- Material
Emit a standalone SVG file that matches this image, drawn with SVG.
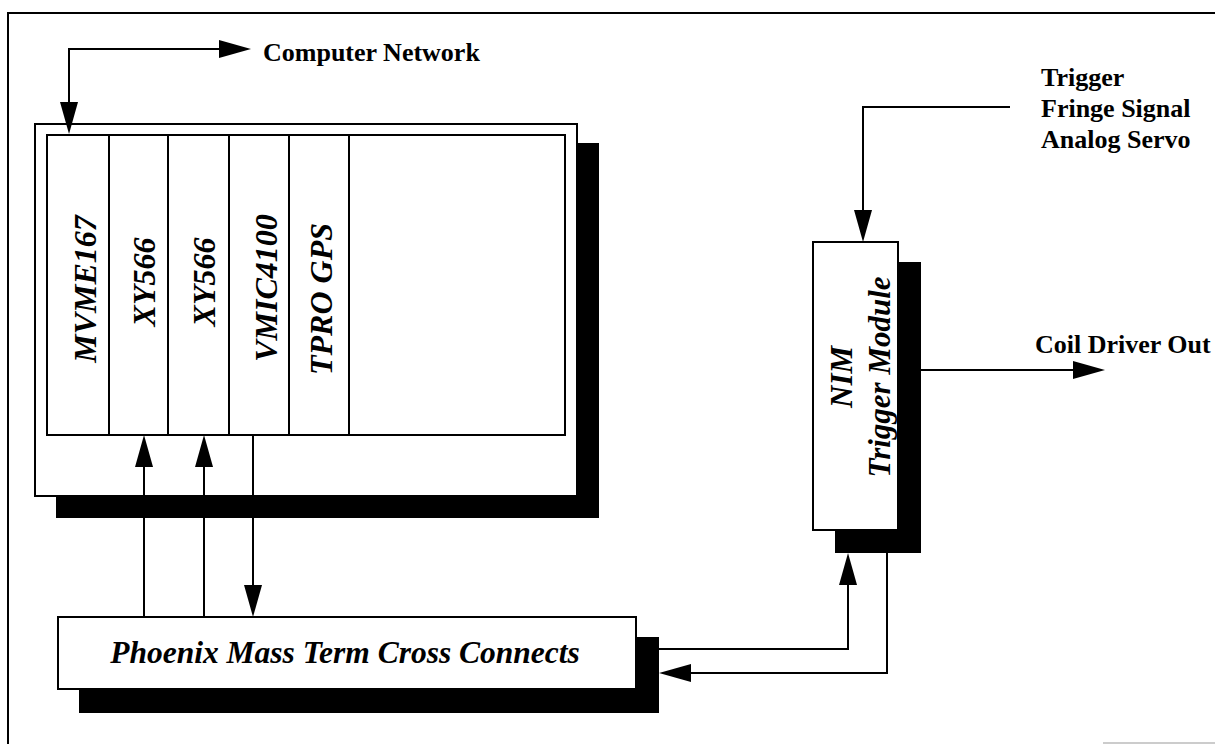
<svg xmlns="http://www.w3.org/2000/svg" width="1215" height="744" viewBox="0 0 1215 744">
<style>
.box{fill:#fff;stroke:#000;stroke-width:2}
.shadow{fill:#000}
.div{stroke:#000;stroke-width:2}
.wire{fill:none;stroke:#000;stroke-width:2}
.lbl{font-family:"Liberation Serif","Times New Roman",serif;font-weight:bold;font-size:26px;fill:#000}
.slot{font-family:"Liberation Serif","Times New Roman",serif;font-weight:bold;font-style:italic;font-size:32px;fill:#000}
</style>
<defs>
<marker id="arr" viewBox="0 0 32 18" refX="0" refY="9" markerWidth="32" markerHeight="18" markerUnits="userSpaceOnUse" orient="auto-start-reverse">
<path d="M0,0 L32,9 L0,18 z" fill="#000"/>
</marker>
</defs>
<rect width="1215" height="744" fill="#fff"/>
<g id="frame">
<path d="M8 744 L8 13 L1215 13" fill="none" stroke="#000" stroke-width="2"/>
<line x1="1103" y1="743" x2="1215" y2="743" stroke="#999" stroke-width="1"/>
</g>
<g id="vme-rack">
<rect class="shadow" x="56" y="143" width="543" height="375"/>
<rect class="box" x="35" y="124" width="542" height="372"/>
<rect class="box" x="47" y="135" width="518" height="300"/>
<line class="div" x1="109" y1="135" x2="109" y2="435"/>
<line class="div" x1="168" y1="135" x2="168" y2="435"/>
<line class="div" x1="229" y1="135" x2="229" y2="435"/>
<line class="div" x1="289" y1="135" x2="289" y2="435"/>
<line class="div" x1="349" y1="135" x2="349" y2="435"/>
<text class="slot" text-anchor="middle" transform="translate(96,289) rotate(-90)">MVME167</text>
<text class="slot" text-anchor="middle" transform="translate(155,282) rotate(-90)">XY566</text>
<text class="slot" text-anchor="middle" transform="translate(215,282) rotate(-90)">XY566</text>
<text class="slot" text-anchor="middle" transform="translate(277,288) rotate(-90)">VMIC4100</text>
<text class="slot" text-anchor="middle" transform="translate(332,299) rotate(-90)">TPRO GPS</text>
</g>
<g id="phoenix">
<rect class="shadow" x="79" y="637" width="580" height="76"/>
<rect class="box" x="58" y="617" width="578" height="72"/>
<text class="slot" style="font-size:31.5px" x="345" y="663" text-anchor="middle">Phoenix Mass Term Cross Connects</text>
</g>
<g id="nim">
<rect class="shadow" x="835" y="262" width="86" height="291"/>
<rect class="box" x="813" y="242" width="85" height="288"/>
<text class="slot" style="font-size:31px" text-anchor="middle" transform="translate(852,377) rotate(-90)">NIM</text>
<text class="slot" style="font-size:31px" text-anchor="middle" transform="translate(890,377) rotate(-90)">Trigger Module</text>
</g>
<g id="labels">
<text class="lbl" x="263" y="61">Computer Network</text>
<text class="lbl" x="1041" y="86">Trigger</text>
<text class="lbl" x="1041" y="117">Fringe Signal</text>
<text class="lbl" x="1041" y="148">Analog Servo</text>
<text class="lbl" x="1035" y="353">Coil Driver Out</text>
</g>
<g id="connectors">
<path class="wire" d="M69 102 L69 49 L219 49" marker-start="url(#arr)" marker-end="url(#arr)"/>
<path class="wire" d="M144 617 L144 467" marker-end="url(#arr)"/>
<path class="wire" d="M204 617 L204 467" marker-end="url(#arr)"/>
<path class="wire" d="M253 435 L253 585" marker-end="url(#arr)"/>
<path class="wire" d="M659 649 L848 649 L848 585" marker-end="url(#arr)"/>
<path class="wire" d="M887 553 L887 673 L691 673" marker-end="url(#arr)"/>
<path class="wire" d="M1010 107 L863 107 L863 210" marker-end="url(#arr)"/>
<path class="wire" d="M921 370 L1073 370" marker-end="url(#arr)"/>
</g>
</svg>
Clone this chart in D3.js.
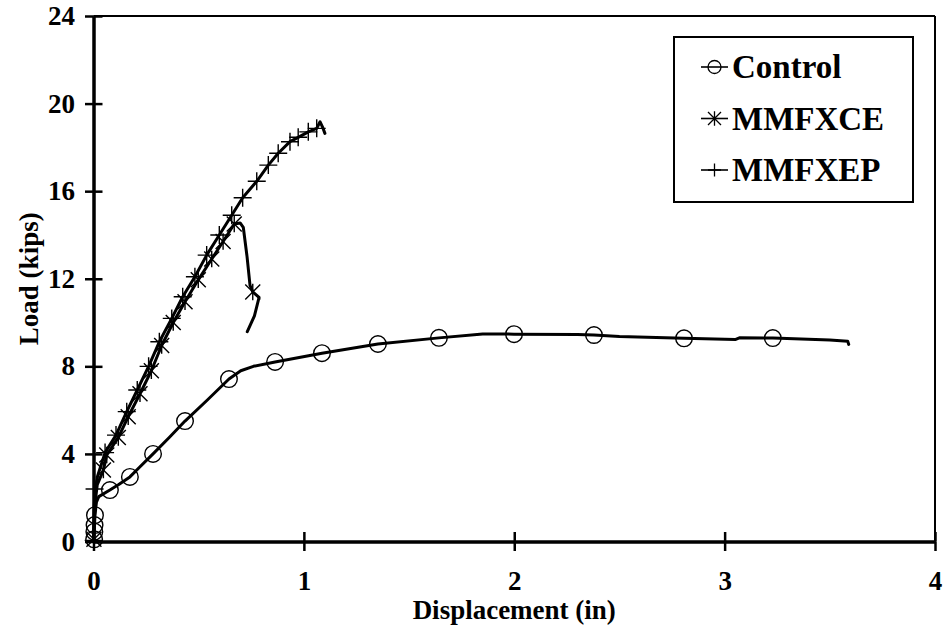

- Set exercise
Write out the material above once more, exactly as it reads, with no pictures.

- Task solution
Emit a standalone SVG file that matches this image, drawn with SVG.
<svg xmlns="http://www.w3.org/2000/svg" width="1215" height="744" viewBox="0 0 1215 744">
<style>
.box{fill:#fff;stroke:#000;stroke-width:2}
.shadow{fill:#000}
.div{stroke:#000;stroke-width:2}
.wire{fill:none;stroke:#000;stroke-width:2}
.lbl{font-family:"Liberation Serif","Times New Roman",serif;font-weight:bold;font-size:26px;fill:#000}
.slot{font-family:"Liberation Serif","Times New Roman",serif;font-weight:bold;font-style:italic;font-size:32px;fill:#000}
</style>
<defs>
<marker id="arr" viewBox="0 0 32 18" refX="0" refY="9" markerWidth="32" markerHeight="18" markerUnits="userSpaceOnUse" orient="auto-start-reverse">
<path d="M0,0 L32,9 L0,18 z" fill="#000"/>
</marker>
</defs>
<rect width="1215" height="744" fill="#fff"/>
<g id="frame">
<path d="M8 744 L8 13 L1215 13" fill="none" stroke="#000" stroke-width="2"/>
<line x1="1103" y1="743" x2="1215" y2="743" stroke="#999" stroke-width="1"/>
</g>
<g id="vme-rack">
<rect class="shadow" x="56" y="143" width="543" height="375"/>
<rect class="box" x="35" y="124" width="542" height="372"/>
<rect class="box" x="47" y="135" width="518" height="300"/>
<line class="div" x1="109" y1="135" x2="109" y2="435"/>
<line class="div" x1="168" y1="135" x2="168" y2="435"/>
<line class="div" x1="229" y1="135" x2="229" y2="435"/>
<line class="div" x1="289" y1="135" x2="289" y2="435"/>
<line class="div" x1="349" y1="135" x2="349" y2="435"/>
<text class="slot" text-anchor="middle" transform="translate(96,289) rotate(-90)">MVME167</text>
<text class="slot" text-anchor="middle" transform="translate(155,282) rotate(-90)">XY566</text>
<text class="slot" text-anchor="middle" transform="translate(215,282) rotate(-90)">XY566</text>
<text class="slot" text-anchor="middle" transform="translate(277,288) rotate(-90)">VMIC4100</text>
<text class="slot" text-anchor="middle" transform="translate(332,299) rotate(-90)">TPRO GPS</text>
</g>
<g id="phoenix">
<rect class="shadow" x="79" y="637" width="580" height="76"/>
<rect class="box" x="58" y="617" width="578" height="72"/>
<text class="slot" style="font-size:31.5px" x="345" y="663" text-anchor="middle">Phoenix Mass Term Cross Connects</text>
</g>
<g id="nim">
<rect class="shadow" x="835" y="262" width="86" height="291"/>
<rect class="box" x="813" y="242" width="85" height="288"/>
<text class="slot" style="font-size:31px" text-anchor="middle" transform="translate(852,377) rotate(-90)">NIM</text>
<text class="slot" style="font-size:31px" text-anchor="middle" transform="translate(890,377) rotate(-90)">Trigger Module</text>
</g>
<g id="labels">
<text class="lbl" x="263" y="61">Computer Network</text>
<text class="lbl" x="1041" y="86">Trigger</text>
<text class="lbl" x="1041" y="117">Fringe Signal</text>
<text class="lbl" x="1041" y="148">Analog Servo</text>
<text class="lbl" x="1035" y="353">Coil Driver Out</text>
</g>
<g id="connectors">
<path class="wire" d="M69 102 L69 49 L219 49" marker-start="url(#arr)" marker-end="url(#arr)"/>
<path class="wire" d="M144 617 L144 467" marker-end="url(#arr)"/>
<path class="wire" d="M204 617 L204 467" marker-end="url(#arr)"/>
<path class="wire" d="M253 435 L253 585" marker-end="url(#arr)"/>
<path class="wire" d="M659 649 L848 649 L848 585" marker-end="url(#arr)"/>
<path class="wire" d="M887 553 L887 673 L691 673" marker-end="url(#arr)"/>
<path class="wire" d="M1010 107 L863 107 L863 210" marker-end="url(#arr)"/>
<path class="wire" d="M921 370 L1073 370" marker-end="url(#arr)"/>
</g>
</svg>
Clone this chart in D3.js.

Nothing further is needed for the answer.